WASHINGTON —Interior Secretary Ryan Zinke’s policies are an “unprecedented” attack on public lands and the environment, the top Democrat on the Senate Energy and Natural Resources Committee said Tuesday.

Zinke explained to the committee President Donald Trump’s 2019 Interior budget request of $11.7 billion, down from the $13.5 billion budget for fiscal 2017 that has been continued into 2018.

But Washington Sen.
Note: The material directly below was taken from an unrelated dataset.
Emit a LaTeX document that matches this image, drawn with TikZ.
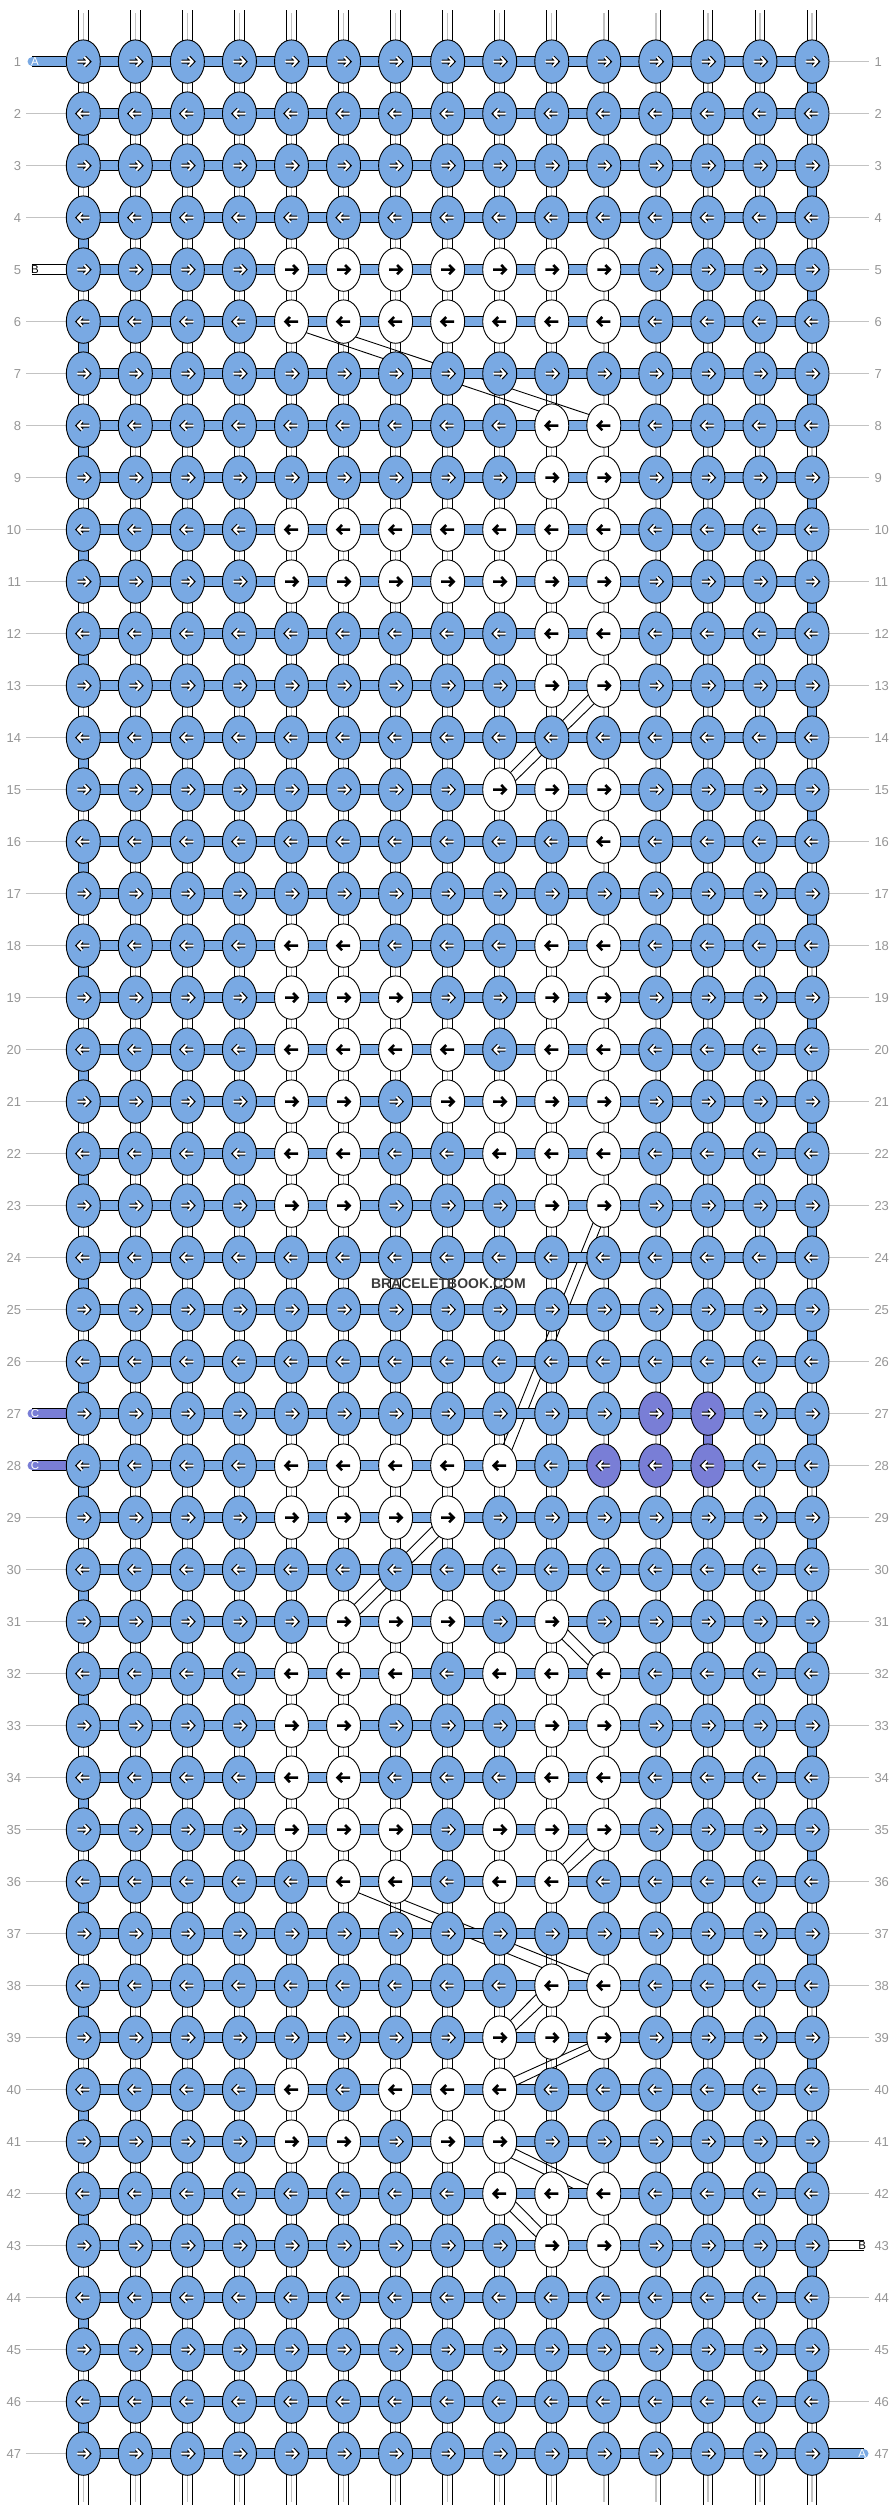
\documentclass[tikz,border=0pt]{standalone}
\usepackage{fontspec}
\setmainfont{Liberation Sans}
\usetikzlibrary{shapes.geometric}
\definecolor{blueA}{RGB}{121,169,227}
\definecolor{purpC}{RGB}{121,126,214}
\definecolor{lblgray}{RGB}{150,150,150}
\definecolor{linegray}{RGB}{195,195,195}
\definecolor{strgray}{RGB}{195,195,195}
\definecolor{wmgray}{RGB}{60,60,60}
\colorlet{fillB}{blueA}
\colorlet{fillW}{white}
\colorlet{fillP}{purpC}
\pgfdeclarelayer{lbg}
\pgfdeclarelayer{lstr}
\pgfdeclarelayer{ldiag}
\pgfdeclarelayer{lband}
\pgfsetlayers{lbg,lstr,ldiag,lband,main}
\def\setkind#1#2#3{\expandafter\gdef\csname kc#1-#2\endcsname{#3}}
\def\getkind#1#2{\ifcsname kc#1-#2\endcsname\csname kc#1-#2\endcsname\else B\fi}
\def\kindW{W}
\foreach \c in {5,...,11}{\setkind{5}{\c}{W}\setkind{6}{\c}{W}\setkind{10}{\c}{W}\setkind{11}{\c}{W}}
\foreach \r/\c in {8/10,8/11,9/10,9/11,12/10,12/11,13/10,13/11,15/9,15/10,15/11,16/11,
18/5,18/6,18/10,18/11,19/5,19/6,19/7,19/10,19/11,20/5,20/6,20/7,20/8,20/10,20/11,
21/5,21/6,21/8,21/9,21/10,21/11,22/5,22/6,22/9,22/10,22/11,23/5,23/6,23/10,23/11,
28/5,28/6,28/7,28/8,28/9,29/5,29/6,29/7,29/8,31/6,31/7,31/8,31/10,
32/5,32/6,32/7,32/9,32/10,32/11,33/5,33/6,33/10,33/11,34/5,34/6,34/10,34/11,
35/5,35/6,35/7,35/9,35/10,35/11,36/6,36/7,36/9,36/10,38/10,38/11,39/9,39/10,39/11,
40/5,40/7,40/8,40/9,41/5,41/6,41/8,41/9,42/9,42/10,42/11,43/10,43/11}{\setkind{\r}{\c}{W}}
\foreach \r/\c in {27/12,27/13,28/11,28/12,28/13}{\setkind{\r}{\c}{P}}

\begin{document}
\begin{tikzpicture}[x=1pt,y=-1pt,
  knot/.style={ellipse, draw=black, line width=0.9pt, minimum width=34pt, minimum height=43.4pt, inner sep=0pt, outer sep=0pt},
  arrowB/.style={draw=white, line width=1.9pt, line cap=round, line join=round, preaction={draw=black, line width=4.1pt}},
  arrowW/.style={draw=black, line width=2.6pt, line cap=butt, line join=miter},
  strandO/.style={draw=white, line width=8.8pt, line cap=round, preaction={draw=black, line width=10.6pt}},
  strandC/.style={draw=strgray, line width=1.4pt},
  bandA/.style={draw=blueA, line width=9.6pt, preaction={draw=black, line width=11.4pt}},
  bandW/.style={bandA, draw=white},
  bandP/.style={bandA, draw=purpC},
  vbarA/.style={draw=blueA, line width=8.8pt, preaction={draw=black, line width=10.6pt}},
  vbarP/.style={vbarA, draw=purpC},
  diag/.style={draw=black, line width=0.9pt},
  lbl/.style={text=lblgray, font=\fontsize{13}{13}\selectfont, inner sep=0pt},
  lblline/.style={draw=linegray, line width=1pt},
  stublbl/.style={font=\fontsize{11.5}{11.5}\selectfont, inner sep=0pt}
]
\begin{pgfonlayer}{lbg}
\fill[white] (0,0) rectangle (896,2516);
\end{pgfonlayer}
\useasboundingbox (0,0) rectangle (896,2516);

% knots, arrows, row labels
\foreach \r in {1,...,47}{
  \ifodd\r\relax \def\dir{1}\else \def\dir{-1}\fi
  \node[lbl, anchor=east] (ll\r) at (21.3,{61.6+52*(\r-1)}) {\r};
  \node[lbl, anchor=west] (rl\r) at (874.3,{61.6+52*(\r-1)}) {\r};
  \foreach \c in {1,...,15}{
    \edef\kind{\getkind{\r}{\c}}
    \node[knot, fill=fill\kind] (k\r-\c) at ({83.3+52.05*(\c-1)},{61.6+52*(\r-1)}) {};
    \ifx\kind\kindW
      \draw[arrowW, shift={(k\r-\c.center)}, xscale=\dir] (-6.5,0) -- (6,0) (1.5,-4.6) -- (6,0) -- (1.5,4.6);
    \else
      \draw[arrowB, shift={(k\r-\c.center)}, xscale=\dir] (-5.7,0) -- (5.5,0) (1.3,-4.3) -- (5.5,0) -- (1.3,4.3);
    \fi
  }
}

% vertical strings and label lines
\begin{pgfonlayer}{lstr}
\foreach \c in {1,...,15}{
  \coordinate (st\c) at ({83.3+52.05*(\c-1)},10.3);
  \coordinate (sb\c) at ({83.3+52.05*(\c-1)},2504.7);
  \coordinate (gt\c) at ({83.3+52.05*(\c-1)},13);
  \coordinate (gb\c) at ({83.3+52.05*(\c-1)},2502);
  \draw[strandO] (st\c) -- (sb\c);
  \draw[strandC] (gt\c) -- (gb\c);
}
\foreach \r in {2,3,4,6,7,...,26,29,30,...,47}{
  \coordinate (la\r) at (26,{61.6+52*(\r-1)});
  \draw[lblline] (la\r) -- (k\r-1);
}
\foreach \r in {1,...,42,44,45,46}{
  \coordinate (ra\r) at (869.3,{61.6+52*(\r-1)});
  \draw[lblline] (k\r-15) -- (ra\r);
}
\end{pgfonlayer}

% diagonal carried strands
\begin{pgfonlayer}{ldiag}
\draw[diag] (k6-5.323) -- (k8-10.131);
\draw[diag] (k6-6.308) -- (k8-11.143);
\draw[diag] (k13-11.211) -- (k15-9.58);
\draw[diag] (k13-11.242) -- (k15-9.29);
\draw[diag] (k23-11.238) -- (k28-9.80);
\draw[diag] (k23-11.262) -- (k28-9.52);
\draw[diag] (k29-8.210) -- (k31-6.58);
\draw[diag] (k29-8.245) -- (k31-6.24);
\draw[diag] (k31-10.333) -- (k32-11.120);
\draw[diag] (k31-10.300) -- (k32-11.151);
\draw[diag] (k35-11.210) -- (k36-10.58);
\draw[diag] (k35-11.245) -- (k36-10.28);
\draw[diag] (k36-6.323) -- (k38-10.118);
\draw[diag] (k36-7.295) -- (k38-11.142);
\draw[diag] (k38-10.210) -- (k39-9.58);
\draw[diag] (k38-10.245) -- (k39-9.25);
\draw[diag] (k39-11.201) -- (k40-9.42);
\draw[diag] (k39-11.222) -- (k40-9.15);
\draw[diag] (k41-9.335) -- (k42-11.150);
\draw[diag] (k41-9.305) -- (k42-11.185);
\draw[diag] (k42-9.333) -- (k43-10.120);
\draw[diag] (k42-9.300) -- (k43-10.151);
\end{pgfonlayer}

% working thread: edge turns, row bands, stubs
\begin{pgfonlayer}{lband}
\foreach \r in {2,4,...,46}{
  \pgfmathtruncatemacro\rn{\r+1}
  \draw[vbarA] (k\r-1) -- (k\rn-1);
}
\foreach \r in {1,3,...,45}{
  \pgfmathtruncatemacro\rn{\r+1}
  \draw[vbarA] (k\r-15) -- (k\rn-15);
}
\draw[vbarP] (k27-13) -- (k28-13);
\foreach \r in {1,...,47}{
  \draw[bandA] (k\r-1) -- (k\r-15);
}
\coordinate (sl1) at (32.3,61.6);
\coordinate (sl5) at (32.3,269.6);
\coordinate (sl27) at (32.3,1413.6);
\coordinate (sl28) at (32.3,1465.6);
\coordinate (sr43) at (863.7,2245.6);
\coordinate (sr47) at (863.7,2453.6);
\draw[bandA, line cap=round] (sl1) -- (k1-1);
\draw[bandW, line cap=round] (sl5) -- (k5-1);
\draw[bandP, line cap=round] (sl27) -- (k27-1);
\draw[bandP, line cap=round] (sl28) -- (k28-1);
\draw[bandW, line cap=round] (k43-15) -- (sr43);
\draw[bandA, line cap=round] (k47-15) -- (sr47);
\end{pgfonlayer}

\node[stublbl, text=white] (tA1) at (35,61.8) {A};
\node[stublbl, text=black] (tB5) at (35,269.8) {B};
\node[stublbl, text=white] (tC27) at (35,1413.8) {C};
\node[stublbl, text=white] (tC28) at (35,1465.8) {C};
\node[stublbl, text=black] (tB43) at (862.3,2245.8) {B};
\node[stublbl, text=white] (tA47) at (862.3,2453.8) {A};

\node[font=\fontsize{14}{14}\selectfont\bfseries, text=wmgray, inner sep=0pt] (wm) at (448.4,1283.6) {BRACELETBOOK.COM};
\end{tikzpicture}
\end{document}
Maria Cantwell, the top Democrat on the committee, pressed Zinke about his alleged use of public funds for travel on private jets and to replace doors in his office at a cost of $138,000, charges that are under investigation by his department’s inspector general.

“I never took a private jet anywhere,” Zinke said at the hearing. “I resent the fact of your insults, and I resent the fact that you mislead.”

Cantwell also focused on what she called the Trump administration’s “unlawful exercises of presidential or secretarial power.”

“Over the past year, the Trump administration has overseen an attack on our public lands and on our nation’s strong conservation ethic that I believe is unprecedented,” Cantwell said.

The department announced that it would consider expanding offshore drilling leases in public waters in January, and internal agency documents show that the department was focused on the potential for oil and gas exploration at Bears Ears National Monument, a protected Utah site.

Zinke’s actions represent an “abandonment” of his stewardship of the country’s public resources, Cantwell said, adding that Zinke had “undermined the public trust” by gutting key conservation programs and prioritizing energy development “at any cost.”

“Many of these actions are not popular with the public and are legally being challenged in court,” she said. “I believe these actions will ultimately be overturned as unlawful exercises of presidential or secretarial power.”

She then turned to what she called an “absurd” decision — raising national park fees, including entrance fees at Mount Rainier and Olympic National Parks. She said the higher fees will hurt Washington businesses and communities.

Zinke said discounted rates at national parks for the elderly and veterans, among others, are hurting the parks.

“When you have a park like Rainier, the money that they receive coming in the front gate, I want to make sure more of it goes to that park superintendent so he has flexibility in how he spends it,” Zinke said. “American parks belong to the public and everyone should have access.”